Dr Hipólito estava convencido de que seu paciente, Geraldino Magalhães, não teria mais que cinco ou seis semanas de vida – as radiografias eram tão nítidas que se podia sentir, com o “olhar háptico” (propriedade da visão de apalpar as coisas, como quando falamos de “boca aveludada” ou “vermelho quente”), os seis caroços de câncer no pâncreas crescendo a cada exame; difícil era fazer aquele velho fanático acreditar no diagnóstico e se preparar para uma passagem menos atribulada, com testamento e familiares ao seu lado. O idiota só falava na Bíblia e em milagres. Mas Hipólito sentia ser sua obrigação desenganá-lo. Prova disso foi seu último diálogo com Geraldino...Ao entrar no quarto do hospital e encontrá-lo meio abatido, o doutor, para entabular conversa, perguntou-lhe como havia passado a noite. Geraldino hesitou, mas acabou lhe contando um sonho que tinha ainda vívido na memória:
_ Eu estava com um amigo de infância e a sua irmã dentro de um fusca e rodávamos sem destino pelo monótono asfalto quando, subitamente, tudo escureceu. A luz do sonho apagou completamente, apenas nossas respirações a entrecortar um solene silêncio que nos envolvera junto com a escuridão. Saímos do carro tateando e procuramos uma única centelha que pudesse nos situar. Foquei meus olhos como se buscasse um inexistente horizonte e pressenti em meu coração que em poucos instantes o dia ia raiar glorioso e tingir o céu por aquelas bandas. Acordei e aqui estou matutando qual seria o sentido desse sonho breve e estranho!

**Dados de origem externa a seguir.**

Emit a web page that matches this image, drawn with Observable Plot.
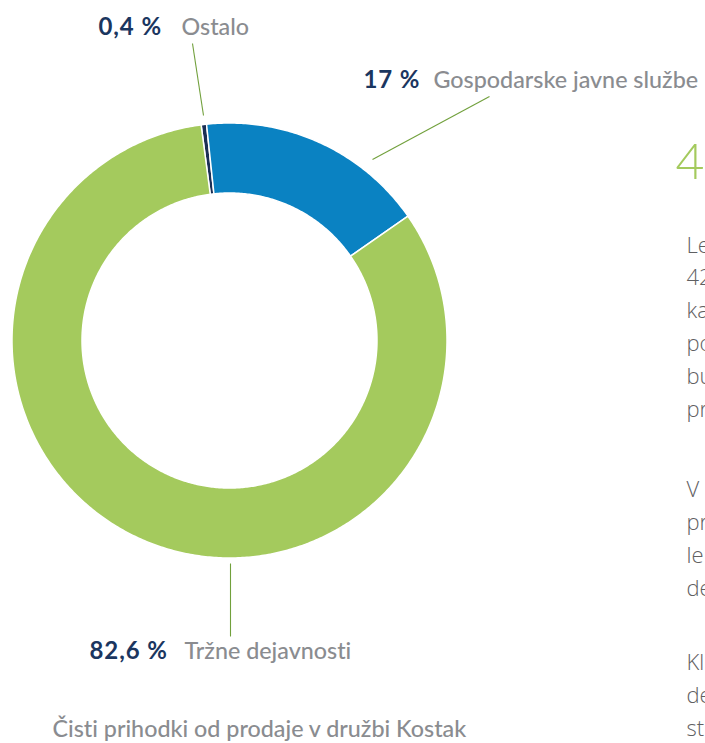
<!DOCTYPE html>
<html><head><meta charset="utf-8">
<script src="https://cdn.jsdelivr.net/npm/d3@7"></script>
<script src="https://cdn.jsdelivr.net/npm/@observablehq/plot@0.6"></script>
<style>html,body{margin:0;padding:0;background:#fff;overflow:hidden} svg text{font-variant-ligatures:none;font-feature-settings:"liga" 0,"clig" 0}</style>
</head><body><div id="chart"></div>
<script>
// ---- data ----
const categories = ["Ostalo", "Gospodarske javne službe", "Tržne dejavnosti"];
const shares = [0.4, 17, 82.6];
const shareLabels = ["0,4 %", "17 %", "82,6 %"];
const caption = "Čisti prihodki od prodaje v družbi Kostak";
const sideHeading = "4";
const sideLines = ["Le", "42", "ka", "po", "bu", "pr", "V", "pr", "le", "de", "Kl", "de", "st"];

// ---- styling / layout ----
const sliceColors = ["#1b2f55", "#0a82c2", "#a4ca5d"];
const W = 705, H = 743;
const cx = 229, cy = 340, rOuter = 217.5, rInner = 147.5;
const startDeg = -7.5;
const labelLayout = [
  {numX: 98, nameX: 181, y: 27, l: [192, 43, 203, 115]},
  {numX: 363, nameX: 433, y: 80, l: [489, 96, 372, 159]},
  {numX: 89, nameX: 184, y: 651, l: [230, 563, 230, 636]}
];
const sideY = [245, 277, 310, 343, 376, 409, 489, 522, 555, 588, 662, 695, 728];

const pie = d3.pie().sort(null).value(d => d.value)
  .startAngle(startDeg * Math.PI / 180).endAngle(startDeg * Math.PI / 180 + 2 * Math.PI);
const arcs = pie(categories.map((c, i) => ({name: c, value: shares[i]})));
const pts = [];
for (const a of arcs) {
  const n = Math.max(4, Math.ceil((a.endAngle - a.startAngle) / 0.01));
  const ring = [];
  for (let k = 0; k <= n; k++) {
    const t = a.startAngle + (a.endAngle - a.startAngle) * k / n;
    ring.push([cx + rOuter * Math.sin(t), cy - rOuter * Math.cos(t)]);
  }
  for (let k = n; k >= 0; k--) {
    const t = a.startAngle + (a.endAngle - a.startAngle) * k / n;
    ring.push([cx + rInner * Math.sin(t), cy - rInner * Math.cos(t)]);
  }
  ring.push(ring[0]);
  for (const p of ring) pts.push({name: a.data.name, x: p[0], y: p[1]});
}
const labels = categories.map((c, i) => ({name: c, num: shareLabels[i], ...labelLayout[i]}));
const side = sideLines.map((t, i) => ({t, y: sideY[i]}));

const font = "Lato, 'Noto Sans', sans-serif";
const chart = Plot.plot({
  width: W, height: H, margin: 0,
  style: {fontFamily: font, background: "#fff"},
  x: {domain: [0, W], range: [0, W], axis: null},
  y: {domain: [0, H], range: [0, H], axis: null},
  color: {domain: categories, range: sliceColors},
  marks: [
    Plot.line(pts, {x: "x", y: "y", z: "name", fill: "name", stroke: "white", strokeWidth: 1.5, curve: "linear"}),
    Plot.link(labels, {x1: d => d.l[0], y1: d => d.l[1], x2: d => d.l[2], y2: d => d.l[3], stroke: "#71a03c", strokeWidth: 1.1}),
    Plot.text(labels, {x: "numX", y: "y", text: "num", textAnchor: "start", fill: "#1b365f", fontSize: 24, fontWeight: 700, className: "num"}),
    Plot.text(labels, {x: "nameX", y: "y", text: "name", textAnchor: "start", fill: "#8a8c90", fontSize: 23.3, fontWeight: 500}),
    Plot.text([caption], {x: 52, y: 729, text: d => d, textAnchor: "start", fill: "#8a8c90", fontSize: 23.3, fontWeight: 500}),
    Plot.text([sideHeading], {x: 675, y: 162, text: d => d, textAnchor: "start", fill: "#a4ca5d", fontSize: 50, fontWeight: 300}),
    Plot.text(side, {x: 686, y: "y", text: "t", textAnchor: "start", fill: "#5f6062", fontSize: 22, fontWeight: 300, fontFamily: "'Open Sans', Lato, sans-serif"})
  ]
});
chart.querySelectorAll("g.num text").forEach(t => t.setAttribute("letter-spacing", "0.9"));
document.getElementById("chart").appendChild(chart);
</script></body></html>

Hipólito refletiu um pouco e, engenhoso, achou neste sonho uma oportunidade de introduzir seu mórbido assunto, sua mórbida missão:
_ É como se você estivesse nos últimos segundos que antecede o nascer de um novo dia. Há, se me recordo bem, um adágio de Rabindranath. Tagore que diz: “ A morte não é o apagar da chama, é a lâmpada que desligamos quando o dia começa a raiar!” E você, homem de fé como és, sabe bem do que estou falando. Espero que este adágio, vindo do Oriente, seja como um sol a lhe dar o entendimento da sua grave situação.
Geraldino considerou aquelas palavras e o ar de erudita gravidade que as acompanhava, mas logo retrucou:
_ De fato, eu estava na hora mais escura, que é justamente a hora que antecede a luz de um novo dia. As trevas são esses problemas que estou passando, mas o sonho pode ser o sinal de que a minha cura está chegando. E como o senhor gosta de adágios, eu estava pensando, por coincidência, em um, também vindo lá destas bandas do oriente, que diz: “Podem enforcar o galo, ainda assim, a aurora virá!” Dê-me alta, dr. Hipólito, que preciso ir cuidar dos meus negócios!
Meses depois, encontrei Geraldino Magalhães no velório do Dr. Hipólito. Contei-lhe que, como secretário do médico professor, eu havia anotado esse diálogo. Ele confirmou a integridade das palavras mas nada falou sobre o milagre da sua cura extraordinária. Não precisava. Bastava olhar seu rosto sorridente e rosado como se uma aurora interior permanentemente o iluminasse.